Energy Risk Finance House Award: Société Générale CIB

Energy Risk Awards 2011

Société Générale Corporate & Investment Banking (SG CIB) wins this year's Energy Finance House of the Year award for its key roles in several innovative international projects including a ground-breaking wind project financing in China, the Nord Stream pipeline, the financing of the Jubail Refinery in Saudi Arabia, and a new type of offering for BP in the wake of the Gulf of Mexico oil spill.

SG CIB was mandated lead arranger, foreign exchange and interest hedge provider and account bank for the 201-megawatt Ganhekou Wind Farm No.8 scheme, which is one of only two such projects in China.

Not only was it an innovative project for wind, but it effectively re-opened the project finance market in China for the first time since 2006.

"China is one of the biggest investors in renewable power but it had not done a renewables project on a pure project finance basis - such as this one - before," says Robin Baker, global head of project and reserve-based financing for the energy sector in London. "This was a new way to finance wind in China."

The deal had a private-sector Hong Kong-listed company as sponsor and involved setting up a US-dollar offshore financial structure, which complied with Chinese law while meeting the risk mitigation expectations of international banks.
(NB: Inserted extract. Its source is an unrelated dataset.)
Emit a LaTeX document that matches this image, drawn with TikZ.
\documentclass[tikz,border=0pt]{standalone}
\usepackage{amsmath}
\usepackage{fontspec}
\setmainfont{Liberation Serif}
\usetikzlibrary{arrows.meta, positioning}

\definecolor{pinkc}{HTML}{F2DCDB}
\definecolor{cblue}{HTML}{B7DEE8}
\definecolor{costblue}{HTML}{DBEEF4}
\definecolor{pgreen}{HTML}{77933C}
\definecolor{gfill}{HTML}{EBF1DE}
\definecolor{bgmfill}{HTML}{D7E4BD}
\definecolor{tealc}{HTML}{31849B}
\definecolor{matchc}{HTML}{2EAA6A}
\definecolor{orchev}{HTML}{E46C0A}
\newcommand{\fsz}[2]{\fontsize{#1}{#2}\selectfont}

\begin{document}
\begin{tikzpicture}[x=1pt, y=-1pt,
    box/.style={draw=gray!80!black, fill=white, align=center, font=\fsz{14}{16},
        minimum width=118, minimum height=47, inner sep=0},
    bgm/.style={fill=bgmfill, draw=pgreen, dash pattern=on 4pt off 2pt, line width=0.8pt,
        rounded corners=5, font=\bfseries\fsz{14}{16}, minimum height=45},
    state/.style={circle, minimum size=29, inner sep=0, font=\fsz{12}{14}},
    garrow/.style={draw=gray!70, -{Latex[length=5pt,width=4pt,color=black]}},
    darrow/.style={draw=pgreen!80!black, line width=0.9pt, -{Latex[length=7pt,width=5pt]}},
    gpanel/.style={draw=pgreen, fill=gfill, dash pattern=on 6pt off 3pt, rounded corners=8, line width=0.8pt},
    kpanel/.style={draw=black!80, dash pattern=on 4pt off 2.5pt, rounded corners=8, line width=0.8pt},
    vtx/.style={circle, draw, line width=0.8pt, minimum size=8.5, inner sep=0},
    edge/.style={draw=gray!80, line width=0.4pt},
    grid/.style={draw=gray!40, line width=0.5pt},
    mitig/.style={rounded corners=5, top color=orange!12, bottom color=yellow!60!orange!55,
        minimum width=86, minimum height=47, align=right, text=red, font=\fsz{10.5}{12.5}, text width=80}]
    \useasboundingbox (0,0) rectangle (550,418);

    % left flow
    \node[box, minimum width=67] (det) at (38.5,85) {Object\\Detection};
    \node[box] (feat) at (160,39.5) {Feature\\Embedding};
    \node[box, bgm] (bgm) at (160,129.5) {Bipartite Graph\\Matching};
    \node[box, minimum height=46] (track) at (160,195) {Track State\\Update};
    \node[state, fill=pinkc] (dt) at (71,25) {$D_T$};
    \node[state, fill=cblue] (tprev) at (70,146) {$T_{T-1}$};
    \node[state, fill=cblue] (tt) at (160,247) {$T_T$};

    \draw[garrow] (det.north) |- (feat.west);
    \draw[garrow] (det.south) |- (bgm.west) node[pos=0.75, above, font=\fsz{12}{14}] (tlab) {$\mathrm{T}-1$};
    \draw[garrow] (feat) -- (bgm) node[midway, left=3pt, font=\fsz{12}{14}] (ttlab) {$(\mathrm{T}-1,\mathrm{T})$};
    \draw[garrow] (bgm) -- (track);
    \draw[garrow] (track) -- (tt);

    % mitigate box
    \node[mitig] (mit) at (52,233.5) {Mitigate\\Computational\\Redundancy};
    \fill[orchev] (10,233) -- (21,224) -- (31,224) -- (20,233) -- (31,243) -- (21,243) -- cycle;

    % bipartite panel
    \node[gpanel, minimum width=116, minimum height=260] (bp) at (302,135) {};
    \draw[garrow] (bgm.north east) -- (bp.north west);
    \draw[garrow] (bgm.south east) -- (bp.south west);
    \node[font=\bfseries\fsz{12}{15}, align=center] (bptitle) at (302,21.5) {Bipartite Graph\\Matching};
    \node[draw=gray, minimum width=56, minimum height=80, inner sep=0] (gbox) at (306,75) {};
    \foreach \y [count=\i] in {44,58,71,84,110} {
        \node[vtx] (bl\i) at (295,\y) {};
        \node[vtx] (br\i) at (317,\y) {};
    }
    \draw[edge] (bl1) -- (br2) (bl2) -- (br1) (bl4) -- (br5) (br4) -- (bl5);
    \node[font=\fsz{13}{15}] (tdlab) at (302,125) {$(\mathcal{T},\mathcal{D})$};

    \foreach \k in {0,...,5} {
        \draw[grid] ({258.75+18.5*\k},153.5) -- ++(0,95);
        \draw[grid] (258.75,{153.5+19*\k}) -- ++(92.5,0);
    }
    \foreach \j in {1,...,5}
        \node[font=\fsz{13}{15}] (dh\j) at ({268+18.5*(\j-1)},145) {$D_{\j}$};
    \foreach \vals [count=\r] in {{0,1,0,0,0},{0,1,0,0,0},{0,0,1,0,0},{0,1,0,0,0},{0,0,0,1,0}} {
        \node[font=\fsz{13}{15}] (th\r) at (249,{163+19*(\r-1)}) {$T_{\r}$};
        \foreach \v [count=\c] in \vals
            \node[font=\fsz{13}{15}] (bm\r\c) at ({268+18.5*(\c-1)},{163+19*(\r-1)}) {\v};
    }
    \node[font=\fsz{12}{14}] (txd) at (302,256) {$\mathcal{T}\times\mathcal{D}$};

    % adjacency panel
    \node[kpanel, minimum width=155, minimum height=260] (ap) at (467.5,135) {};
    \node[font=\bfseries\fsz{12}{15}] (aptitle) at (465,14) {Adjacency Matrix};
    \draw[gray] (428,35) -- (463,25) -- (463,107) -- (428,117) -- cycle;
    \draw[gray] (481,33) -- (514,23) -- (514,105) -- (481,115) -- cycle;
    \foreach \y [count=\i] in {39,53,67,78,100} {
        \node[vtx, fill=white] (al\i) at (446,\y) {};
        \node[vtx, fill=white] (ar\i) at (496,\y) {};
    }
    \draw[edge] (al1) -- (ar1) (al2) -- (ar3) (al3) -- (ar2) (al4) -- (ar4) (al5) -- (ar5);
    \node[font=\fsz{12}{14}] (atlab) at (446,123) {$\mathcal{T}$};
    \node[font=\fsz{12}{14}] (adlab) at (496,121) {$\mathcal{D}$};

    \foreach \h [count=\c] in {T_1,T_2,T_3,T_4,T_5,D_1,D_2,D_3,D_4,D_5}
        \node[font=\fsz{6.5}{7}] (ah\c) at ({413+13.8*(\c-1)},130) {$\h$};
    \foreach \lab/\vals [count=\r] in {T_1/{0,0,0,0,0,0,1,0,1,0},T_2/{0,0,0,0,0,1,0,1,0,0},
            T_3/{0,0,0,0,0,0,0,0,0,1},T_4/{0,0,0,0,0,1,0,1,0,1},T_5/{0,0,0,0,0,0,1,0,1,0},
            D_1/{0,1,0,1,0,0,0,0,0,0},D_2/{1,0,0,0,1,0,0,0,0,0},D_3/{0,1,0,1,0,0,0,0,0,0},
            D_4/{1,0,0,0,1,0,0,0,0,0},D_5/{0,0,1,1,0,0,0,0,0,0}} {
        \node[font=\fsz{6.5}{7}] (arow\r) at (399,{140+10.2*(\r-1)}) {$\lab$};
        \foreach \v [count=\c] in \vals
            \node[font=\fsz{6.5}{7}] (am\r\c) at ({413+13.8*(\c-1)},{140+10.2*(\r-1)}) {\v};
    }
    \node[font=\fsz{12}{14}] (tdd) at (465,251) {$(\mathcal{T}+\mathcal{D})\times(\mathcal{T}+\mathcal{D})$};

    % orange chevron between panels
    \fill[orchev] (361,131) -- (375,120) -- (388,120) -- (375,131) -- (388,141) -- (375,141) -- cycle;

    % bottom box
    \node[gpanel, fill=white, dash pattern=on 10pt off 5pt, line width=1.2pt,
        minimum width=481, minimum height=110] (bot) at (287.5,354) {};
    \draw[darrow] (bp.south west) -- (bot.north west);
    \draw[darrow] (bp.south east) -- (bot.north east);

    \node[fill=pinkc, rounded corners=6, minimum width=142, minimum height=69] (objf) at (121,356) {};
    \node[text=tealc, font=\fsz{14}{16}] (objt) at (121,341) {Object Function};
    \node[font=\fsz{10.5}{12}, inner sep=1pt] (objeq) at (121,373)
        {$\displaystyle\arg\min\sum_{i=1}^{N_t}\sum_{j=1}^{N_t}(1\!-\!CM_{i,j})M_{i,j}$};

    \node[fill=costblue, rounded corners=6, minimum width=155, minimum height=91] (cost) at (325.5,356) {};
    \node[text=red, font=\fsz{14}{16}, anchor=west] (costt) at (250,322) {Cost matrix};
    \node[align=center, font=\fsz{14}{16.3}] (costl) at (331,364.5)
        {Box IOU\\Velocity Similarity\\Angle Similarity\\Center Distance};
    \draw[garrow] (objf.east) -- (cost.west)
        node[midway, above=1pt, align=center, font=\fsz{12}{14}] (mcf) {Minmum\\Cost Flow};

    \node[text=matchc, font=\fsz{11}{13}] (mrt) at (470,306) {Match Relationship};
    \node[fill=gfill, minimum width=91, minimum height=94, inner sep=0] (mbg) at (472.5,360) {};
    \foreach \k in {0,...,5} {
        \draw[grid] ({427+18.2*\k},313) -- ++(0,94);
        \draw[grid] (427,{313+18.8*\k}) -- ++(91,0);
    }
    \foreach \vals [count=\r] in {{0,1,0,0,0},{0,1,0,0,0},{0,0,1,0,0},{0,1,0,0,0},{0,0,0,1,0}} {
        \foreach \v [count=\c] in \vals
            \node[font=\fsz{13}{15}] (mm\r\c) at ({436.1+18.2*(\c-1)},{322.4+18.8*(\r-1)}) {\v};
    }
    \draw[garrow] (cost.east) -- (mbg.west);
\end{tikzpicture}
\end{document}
It included a long-term currency hedging strategy. As well as the private Chinese sponsor structure, this was one of the first financings in China where international lenders relied on Chinese equipment, Baker says.

Due to this, and because of the nature of renewables deals to rely on government and regulatory support, the project required high-level governmental negotiations. "It is for governments to decide how much support they wish to provide, so lenders need to understand governments' intent," says Baker.

Another deal involving government buy-in was the financing of the €3.9 billion Nord Stream pipeline, linking Russia to Europe via the Baltic Sea. SG CIB structured the financing with almost 80% export credit agency (ECA) support with the unprecedented large-scale use of a German untied ECA. Syndication was completed in 2010 with 60% oversubscription. "This was a major deal; one of the largest in Europe after the financial crisis," says Baker.

As in most large project financings, SG CIB came up against a number of structuring issues, but the project had strong sponsorship, says Baker. "It was important to SG CIB and the sponsors' reputation that it was a smooth and efficient delivery - and it was. Many hours were involved on the advisory side working on all the structural issues to identify how we could sell it effectively into the debt markets."

SG CIB's co-ordination skills were called on for its role in the $8.5 billion Jubail Refinery financing in Saudi Arabia, a key project allowing the country to diversify its crude oil exports with higher-value refined and petrochemical products. As documentation agent, SG CIB helped arrange the dual currency financing, mobilising 17 international banks, many ECAs, 12 Saudi bank funds and a sukuk, an Islamic financial product. "If you look at the refining sector over a long period of time it is not generally one of the most attractive sectors in terms of returns," says Baker. "But this refinery project was different. Lenders look to a project's sponsorship and to its economic fundamentals - and Jubail looked strong on both counts."

The bank also has the ability to respond swiftly to global events as proven by its prompt reaction to the needs of BP following the Macondo incident in the Gulf of Mexico. SG CIB stepped in early with a financing proposal for BP Caspian. After thorough corporate analysis and a review of what liabilities could hit the company, it assisted BP by putting together a $2.2 billion financing deal, half of which it underwrote in six weeks. SG CIB was also a lead in financing a BP project in Angola. "These were both major assets of BP where we could rapidly structure a limited recourse that was attractive to the company," says Baker. "We believe our ability to move rapidly to secure a large amount of finance with assured delivery was important to BP."

The company mandated four banks to arrange separate but simultaneous non-recourse pre-export financings linked to the company's operations in Azerbaijan and Angola. These transactions represented two of the largest pre-funded, underwritten financings within the emerging markets arena and the first transactions of this type for BP entities, according to SG CIB.

Ultimately, SG CIB's aim is to be the leading bank in the industry. "We want to be the firm where, when sponsors have a really important deal and a successful close is really crucial, they turn to us first," concludes Baker.